In 1997 Millett was hired as a teacher in Saco. Id. She left Bangor and rented a house in Old Orchard Beach for the winter, where she resided with Wheaton. Id. They rented out the house in Bangor in 1997 and used the rental payments to pay expenses associated with the Bangor property. Id. On or about March 1, 2000 the house in Bangor was sold for $100,000. Millett and Wheaton divided the proceeds, less all legal fees, sales commissions and the mortgage balance. Id.

In April 1998 Millett and Wheaton vacated the rental they had in Old Orchard Beach and moved into a portion of the metal warehouse/shop Wheaton had built that was located on part of the land he had acquired in 1996. Id. Millett and Wheaton lived there until spring 1999. Id. In fall 1997 they began constructing a residence approximately one-quarter mile from the metal warehouse/shop, commencing with the installation of a foundation. Id. The metal warehouse had various sections. Id. One section was used as a rough residence and garage for personal and business tools and vehicles. Id. Another section, separated by a petition, was used for storage. Id. A third portion of the building was separately petitioned and locked. Id. at 3-4. Millett was informed that a third party had rented this section for storage. Id. at 4.

She never entered this locked portion of the warehouse/shop. Id.

At various times during construction of the house, Wheaton told Millett his business was generating limited income. Id.
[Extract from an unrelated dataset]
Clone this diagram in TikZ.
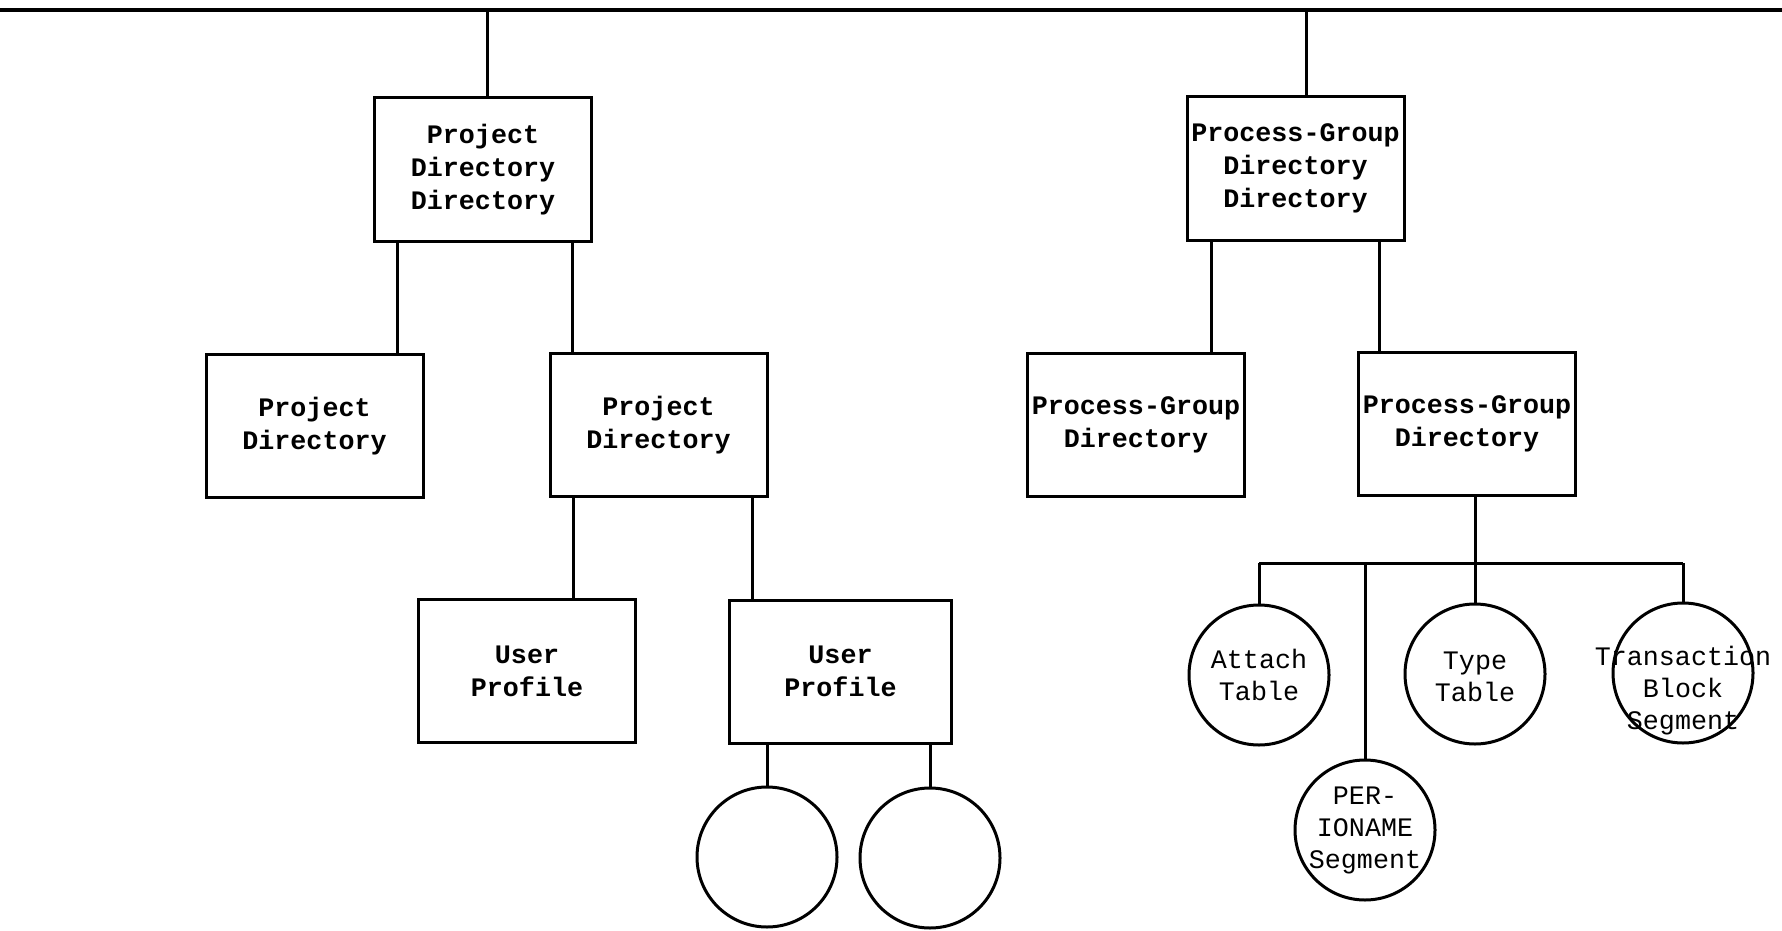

Millett used her share of the proceeds from sale of the house in Bangor, her savings, her income and money borrowed from her retirement accounts to fund the specific purchases of materials used to build and outfit the residence. Id. A five-acre parcel of land was separated from the large number of acres for the purpose of being the site for a residence for Wheaton and Millett. Id. Wheaton supplied some labor to build the residence, but Millett, from her own independent funds, actually purchased or caused to be obtained significant materials and furnishings. Id. She, and to her knowledge and understanding, Wheaton, did not believe that the metal warehouse/shop was included in the five-acre piece of land that was separated from the larger piece of land. Id. Other than the five-acre parcel (the "Property"), Millett claims no interest in any other land owned by Wheaton and does not even have knowledge of all of his land holdings. Id. Upon information and belief gleaned from public sources, the alleged commercial growing site for marijuana (of which Millett had no knowledge) was on land owned by Wheaton not only separate from the five-acre parcel but on another piece of land miles away. Id.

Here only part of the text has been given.